Besluit van 29 juni 2023 tot wijziging van het Besluit van 15 december 2022 tot vaststelling wettelijke rente (aanpassing wettelijke rente)

Wij Willem-Alexander, bij de gratie Gods, Koning der Nederlanden, Prins van Oranje-Nassau, enz. enz. enz.

Op de voordracht van Onze Minister voor Rechtsbescherming van 1 juni 2023, Directie Wetgeving en Juridische Zaken, nr. 4683720;

Gelet op artikel 120, eerste lid, van Boek 6 van het Burgerlijk Wetboek;

De Afdeling advisering van de Raad van State gehoord (advies van 21 juni 2023, No. W16.23.00131/II);

Gezien het nader rapport van Onze Minister voor Rechtsbescherming van 27 juni 2023, nr. 4727277;

Hebben goedgevonden en verstaan:

Artikel 1

In artikel 1 van het Besluit van 15 december 2022 tot vaststelling van de wettelijke rente wordt «vier procent» vervangen door «zes procent».

Artikel 2

Dit besluit treedt in werking met ingang van 1 juli 2023.

Lasten en bevelen dat dit besluit met de daarbij behorende nota van toelichting in het Staatsblad zal worden geplaatst.

’s-Gravenhage, 29 juni 2023

Willem-Alexander

De Minister voor Rechtsbescherming, F.M. Weerwind

Uitgegeven de dertigste juni 2023

De Minister van Justitie en Veiligheid, D. Yeşilgöz-Zegerius

NOTA VAN TOELICHTING

Met dit besluit wordt per 1 juli 2023 de wettelijke rente als bedoeld in artikel 119 van Boek 6 van het Burgerlijk Wetboek verhoogd van 4 procent naar 6 procent.

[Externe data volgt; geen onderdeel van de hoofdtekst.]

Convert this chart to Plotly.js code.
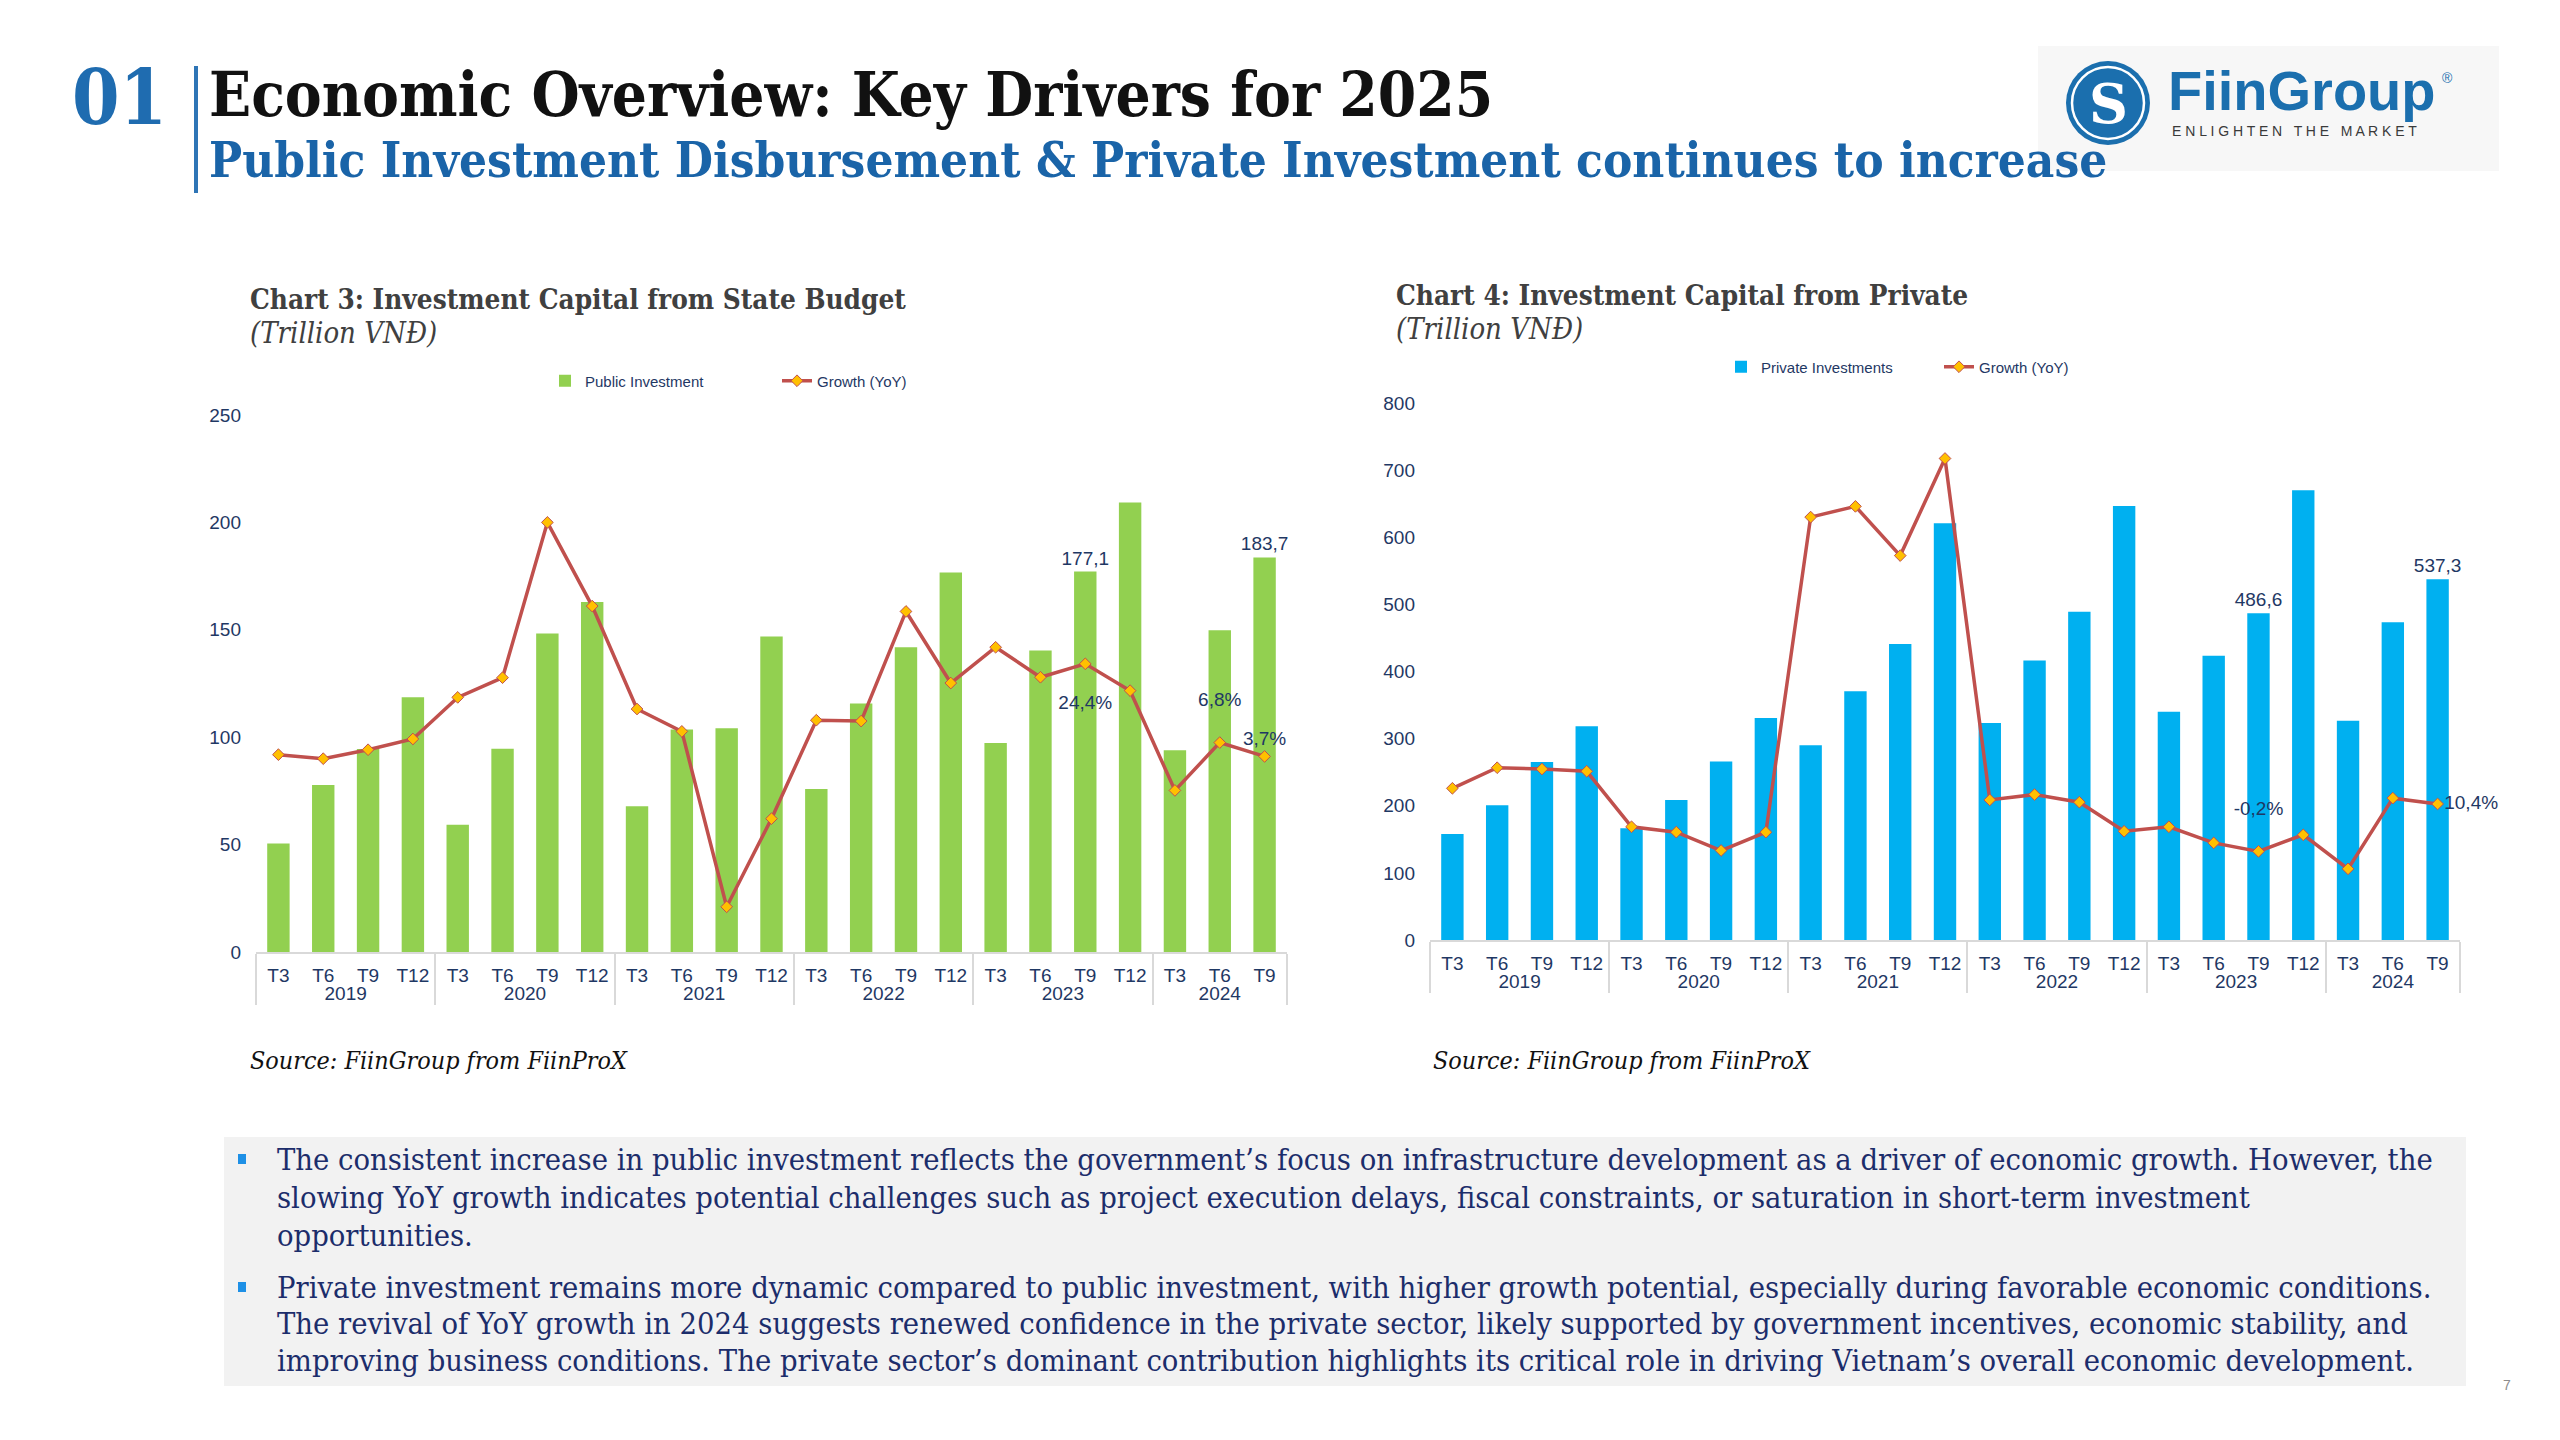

De vorige wijziging van de wettelijke rente vond plaats per 1 januari 2023 (bij algemene maatregel van bestuur van 15 december 2022, Stb. 520, tot vaststelling van de wettelijke rente).

In de nota van toelichting bij het besluit van 15 december 2022, Stb. 520, is nader uiteengezet dat de wettelijke rente wordt berekend door de basisherfinancieringsrente van de Europese Centrale Bank (de referentierente) te verhogen met een opslag van 2,25 procent, met afronding van halve procenten of meer naar boven en overigens naar beneden. Aanpassing van de wettelijke rente geschiedt, indien nodig, halfjaarlijks per 1 januari en per 1 juli, waarbij de peildatum voor de referentierente ultimo oktober daaraan voorafgaand respectievelijk ultimo april is. Aanpassingen zijn beperkt tot maximaal 2 procentpunten per wijziging. Per 1 juli (peildatum ultimo april) van enig jaar is in beginsel eveneens wijziging van het percentage van de wettelijke rente mogelijk, maar alleen indien de dan geldende wettelijke rente meer dan 1 procentpunt verschilt van de rente die op dat moment zou gelden op basis van de hiervoor aangegeven berekeningswijze.1

De vaste rente van de ECB voor basisherfinancieringsoperaties bedraagt op 30 april 2023 3,5 procent. Dit betekent dat berekening per de peildatum ultimo april 2023 een rentepercentage oplevert van 5,75 procent. In overeenstemming met voornoemde vaststellingssystematiek wordt de wettelijke rente per 1 juli 2023 bepaald op 6 procent.

Het Adviescollege Toetsing Regeldruk heeft het dossier niet geselecteerd voor een formeel advies, omdat het naar verwachting geen (omvangrijke) gevolgen voor de regeldruk heeft.

De Minister voor Rechtsbescherming, F.M. Weerwind


X Noot
1

Indien overigens per 1 januari van eenzelfde jaar, vanwege de voornoemde beperking van een wijziging tot maximaal 2 procentpunten, een verhoging van de referentierente niet geheel kon worden doorgegeven in het vast te stellen percentage van de wettelijke rente, geldt voor een verdere verhoging de marge van meer dan 1 procentpunt per 1 juli niet. Dit laatste geldt mutatis mutandis ook voor een verlaging van de referentierente die per 1 januari niet geheel kon worden doorgegeven. Zie de nota van toelichting bij het Besluit van 18 december 1989 tot wijziging van het koninklijk besluit van 18 januari 1971, Stb. 27 (vaststelling wettelijke rente), p. 4.